Plotting code records
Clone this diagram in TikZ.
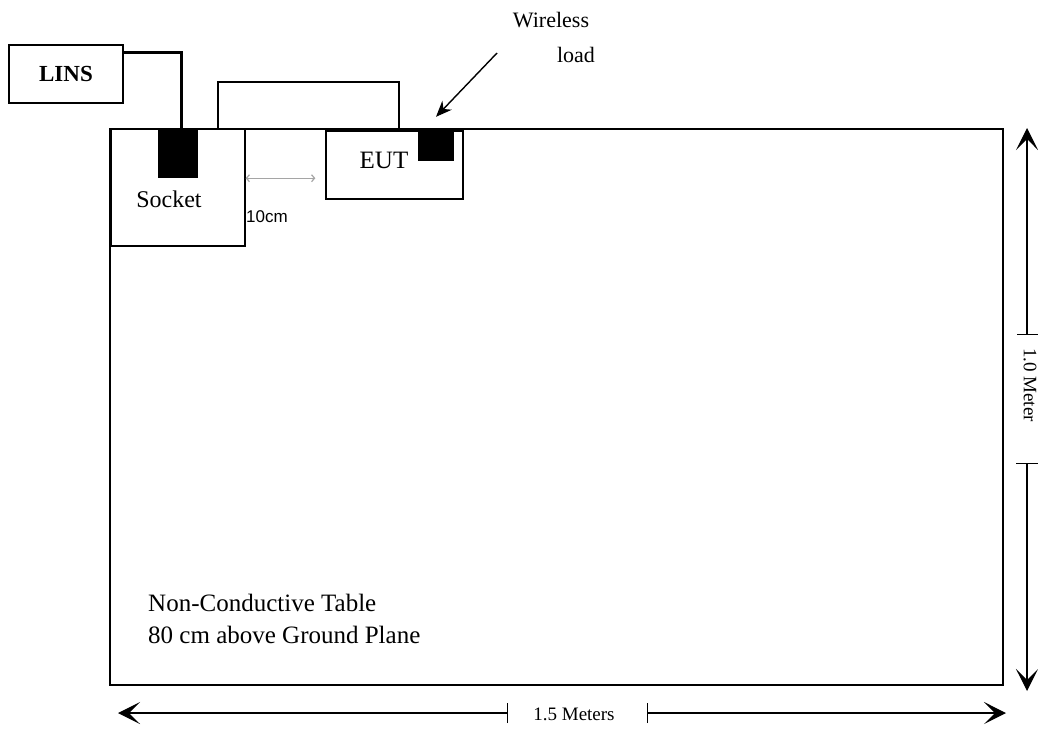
\documentclass[tikz,border=0pt]{standalone}
\usepackage{fontspec}
\setmainfont{Liberation Serif}
\newfontfamily\labelsans{Liberation Sans}
\usetikzlibrary{arrows.meta, positioning}
\definecolor{midgray}{RGB}{165,165,165}
\tikzset{
  box/.style={rectangle, draw=black, line width=1.3pt, fill=white,
              inner sep=0pt},
  block/.style={rectangle, fill=black, inner sep=0pt},
  lbl/.style={inner sep=0pt, font=\fontsize{25}{32}\selectfont},
  dimlbl/.style={inner sep=0pt, font=\fontsize{19}{22}\selectfont},
  cable/.style={line width=3pt},
  arrow/.style={-{Stealth[length=16pt, width=13pt]}, line width=1.4pt},
  dimline/.style={-{Stealth[length=22pt, width=22pt, inset=11pt]},
                  line width=1.2pt},
  gaparrow/.style={{Straight Barb[length=3pt, width=7pt]}-{Straight Barb[length=3pt, width=7pt]},
                   draw=midgray, line width=1.2pt},
}

\begin{document}
\begin{tikzpicture}[x=1pt, y=-1pt]
  \useasboundingbox (0,0) rectangle (1038,729);

  % Table
  \node[box, line width=2pt, minimum width=893pt, minimum height=556pt]
    (table) at (556.5,407) {};
  \node[lbl, align=left, anchor=north west] (tablelbl) at (148,594)
    {Non-Conductive Table\\80 cm above Ground Plane};

  % LINS and socket
  \node[box, minimum width=114pt, minimum height=58pt] (lins) at (66,74) {};
  \node[lbl, font=\bfseries\fontsize{23}{28}\selectfont] at (lins) {LINS};
  \node[box, minimum width=134pt, minimum height=117pt] (socket) at (178,187.5) {};
  \node[block, minimum width=40pt, minimum height=49pt] (plug) at (178,153.5) {};
  \node[lbl, font=\fontsize{24}{28}\selectfont] (socketlbl) at (169,199) {Socket};
  \draw[cable] ([yshift=-8pt]lins.north east) -| ([xshift=3pt]plug.north);

  % EUT with wireless load
  \node[box, minimum width=181pt, minimum height=47pt] (pad) at (308.5,105.5) {};
  \node[box, minimum width=137pt, minimum height=68pt] (eut) at (394.5,165) {};
  \node[lbl] (eutlbl) at (384,160) {EUT};
  \node[block, minimum width=36pt, minimum height=31pt] (load) at (436,145.5) {};
  \node[lbl, font=\fontsize{22}{28}\selectfont] (wlbl) at (551,20) {Wireless};
  \node[lbl, font=\fontsize{22}{28}\selectfont] (loadlbl) at (576,55) {load};
  \coordinate (wltail) at (497,53);
  \draw[arrow] (wltail) -- ([yshift=13pt]load.north);

  % 10 cm gap
  \draw[gaparrow, shorten >=10pt] (socket.east |- plug.south) -- (eut.west |- plug.south);
  \node[inner sep=0pt, anchor=north west, font=\labelsans\fontsize{17}{20}\selectfont]
    (gaplbl) at (246,210) {10cm};

  % Dimensions
  \coordinate (vtop) at (1027,128);
  \coordinate (vtick1) at (1027,334);
  \coordinate (vtick2) at (1027,463);
  \coordinate (vbot) at (1027,691);
  \draw[dimline] (vtick1) -- (vtop);
  \draw[dimline] (vtick2) -- (vbot);
  \draw[line width=1pt] ([xshift=-10pt]vtick1) -- ([xshift=11pt]vtick1);
  \draw[line width=1pt] ([xshift=-11pt]vtick2) -- ([xshift=11pt]vtick2);
  \node[dimlbl, rotate=-90] (vlbl) at (1030,385) {1.0 Meter};

  \coordinate (hleft) at (118,713);
  \coordinate (htick1) at (507,713);
  \coordinate (htick2) at (647,713);
  \coordinate (hright) at (1006,713);
  \draw[dimline] (htick1) -- (hleft);
  \draw[dimline] (htick2) -- (hright);
  \draw[line width=1pt] ([yshift=-10pt]htick1) -- ([yshift=10pt]htick1);
  \draw[line width=1pt] ([yshift=-10pt]htick2) -- ([yshift=10pt]htick2);
  \node[dimlbl] (hlbl) at (574,714) {1.5 Meters};
\end{tikzpicture}
\end{document}
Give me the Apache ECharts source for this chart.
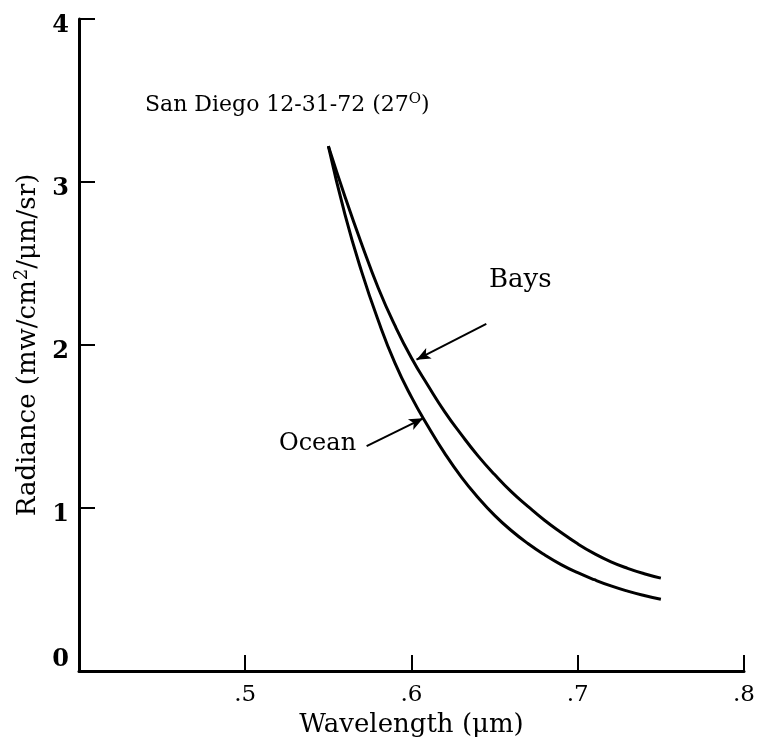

### WHAT IS ASKED
The data above should be repeated exactly, minus any pictures.

### FINAL RESULT
Clone this diagram in TikZ.
\documentclass[tikz,border=0pt]{standalone}
\usepackage{fontspec}
\setmainfont{Liberation Serif}
\newfontfamily\labelsans{Liberation Sans}
\usetikzlibrary{arrows.meta, positioning}
\definecolor{midgray}{RGB}{165,165,165}
\tikzset{
  box/.style={rectangle, draw=black, line width=1.3pt, fill=white,
              inner sep=0pt},
  block/.style={rectangle, fill=black, inner sep=0pt},
  lbl/.style={inner sep=0pt, font=\fontsize{25}{32}\selectfont},
  dimlbl/.style={inner sep=0pt, font=\fontsize{19}{22}\selectfont},
  cable/.style={line width=3pt},
  arrow/.style={-{Stealth[length=16pt, width=13pt]}, line width=1.4pt},
  dimline/.style={-{Stealth[length=22pt, width=22pt, inset=11pt]},
                  line width=1.2pt},
  gaparrow/.style={{Straight Barb[length=3pt, width=7pt]}-{Straight Barb[length=3pt, width=7pt]},
                   draw=midgray, line width=1.2pt},
}

\begin{document}
\begin{tikzpicture}[x=1pt, y=-1pt]
  \useasboundingbox (0,0) rectangle (1038,729);

  % Table
  \node[box, line width=2pt, minimum width=893pt, minimum height=556pt]
    (table) at (556.5,407) {};
  \node[lbl, align=left, anchor=north west] (tablelbl) at (148,594)
    {Non-Conductive Table\\80 cm above Ground Plane};

  % LINS and socket
  \node[box, minimum width=114pt, minimum height=58pt] (lins) at (66,74) {};
  \node[lbl, font=\bfseries\fontsize{23}{28}\selectfont] at (lins) {LINS};
  \node[box, minimum width=134pt, minimum height=117pt] (socket) at (178,187.5) {};
  \node[block, minimum width=40pt, minimum height=49pt] (plug) at (178,153.5) {};
  \node[lbl, font=\fontsize{24}{28}\selectfont] (socketlbl) at (169,199) {Socket};
  \draw[cable] ([yshift=-8pt]lins.north east) -| ([xshift=3pt]plug.north);

  % EUT with wireless load
  \node[box, minimum width=181pt, minimum height=47pt] (pad) at (308.5,105.5) {};
  \node[box, minimum width=137pt, minimum height=68pt] (eut) at (394.5,165) {};
  \node[lbl] (eutlbl) at (384,160) {EUT};
  \node[block, minimum width=36pt, minimum height=31pt] (load) at (436,145.5) {};
  \node[lbl, font=\fontsize{22}{28}\selectfont] (wlbl) at (551,20) {Wireless};
  \node[lbl, font=\fontsize{22}{28}\selectfont] (loadlbl) at (576,55) {load};
  \coordinate (wltail) at (497,53);
  \draw[arrow] (wltail) -- ([yshift=13pt]load.north);

  % 10 cm gap
  \draw[gaparrow, shorten >=10pt] (socket.east |- plug.south) -- (eut.west |- plug.south);
  \node[inner sep=0pt, anchor=north west, font=\labelsans\fontsize{17}{20}\selectfont]
    (gaplbl) at (246,210) {10cm};

  % Dimensions
  \coordinate (vtop) at (1027,128);
  \coordinate (vtick1) at (1027,334);
  \coordinate (vtick2) at (1027,463);
  \coordinate (vbot) at (1027,691);
  \draw[dimline] (vtick1) -- (vtop);
  \draw[dimline] (vtick2) -- (vbot);
  \draw[line width=1pt] ([xshift=-10pt]vtick1) -- ([xshift=11pt]vtick1);
  \draw[line width=1pt] ([xshift=-11pt]vtick2) -- ([xshift=11pt]vtick2);
  \node[dimlbl, rotate=-90] (vlbl) at (1030,385) {1.0 Meter};

  \coordinate (hleft) at (118,713);
  \coordinate (htick1) at (507,713);
  \coordinate (htick2) at (647,713);
  \coordinate (hright) at (1006,713);
  \draw[dimline] (htick1) -- (hleft);
  \draw[dimline] (htick2) -- (hright);
  \draw[line width=1pt] ([yshift=-10pt]htick1) -- ([yshift=10pt]htick1);
  \draw[line width=1pt] ([yshift=-10pt]htick2) -- ([yshift=10pt]htick2);
  \node[dimlbl] (hlbl) at (574,714) {1.5 Meters};
\end{tikzpicture}
\end{document}
Give me the Apache ECharts source for this chart.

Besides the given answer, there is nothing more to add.